As other sections of this website mention, it is recommended that you speak to a trusted adult about how you feel – someone who can support you to seek professional help if needed. As well as family and friends, you could also speak to your GP, or a school nurse, or teacher/lecturer. Some young people will need support from mental health professionals such as Child and Adolescent Mental Health Services (CAMHS).

However, there are some steps that we can all take to benefit our emotional and physical health, and which can reduce the likelihood of experiencing longer periods of feeling low.

Stay active

Stay Active and take part in activities you would usually enjoy. This may be socialising and connecting with people, activities outside of the house like seeing friends or going for a walk, or things inside the house like reading or watching a film. It is a good idea to have a mix of all three. Maintaining activities is important as they improve our mood by giving us a sense of achievement and enjoyment, as well as allowing us to feel socially connected to other people. These are all important elements of balanced mental wellbeing.

When we are feeling low, we often want to avoid these things,but whilst this can sometimes give short term relief it can also mean that we no longer benefit from the positives we used to get from them. It can therefore help to actively plan in activities across each week to encourage ourselves to actually do them. It may help to write them down or involve other people in supporting you to achieve these goals that you set for yourself.

It is really important to keep in a routine with attending school, college or work.  Sometimes, when we are low we can predict that something will be unpleasant or harder than it is. Even if you don’t enjoy an activity, or you are having a tough time there, it still might help distract you from your worries for a while and it will mean that you don’t have to worry about catching up with work or friends later on top of your existing concerns.

Look after yourself physically

It can feel difficult to look after ourselves when we are feeling low, but not looking after our general health can in turn maintain low mood or even worsen how we feel. It therefore is really important to eat regularly and an as balanced diet as possible, to have a consistent sleep routine, and to do regular exercise. Exercise has been shown in research studies to have a significant benefit in terms of improving mood due to the endorphins that are released. If you are struggling with any of these areas, speak to your GP who should be able to advise or refer you on for additional support.

How can I cope with really difficult feelings?

Managing self-harm and suicidal thoughts and feelings.

Some young people who come to our service report difficult feelings that have become overwhelming to the extent that they self-harm or feel suicidal. If this is the case for you, it is really important not to suffer in silence. Tell a trusted adult about how you are feeling. Although it can be difficult to confide in someone about these feelings, most people find that it makes the problem seem easier to face and less scary than when they were dealing with their emotions on their own.

As mentioned in other sections of this website, your GP will be able to refer you for emotional support if this is needed, and schools/colleges also commonly have counsellors on site or can refer you to mental health services if required.

If you are already under a CAMHS team, you should get in contact with them to let them know about how you are feeling.
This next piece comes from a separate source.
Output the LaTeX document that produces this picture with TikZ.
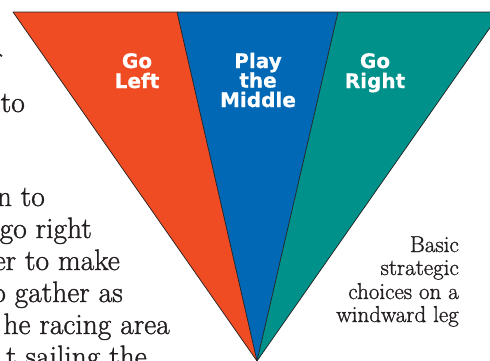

If you are not already under CAMHS, then please contact your GP and request a referral. Local services are in the best place to you in this situation and you will need to let people know that you need their help.

In an emergency situation – for example, if you think that you might harm yourself (or another person) and feel unable to keep yourself safe – you can go to an Accident and Emergency Department (A&E) where you can access a crisis mental health assessment. If possible, it is recommended that you speak to your parent/s or another trusted adult before going to A&E, who ideally will be able to go with you to the hospital. You could also ask for an emergency appointment with your GP.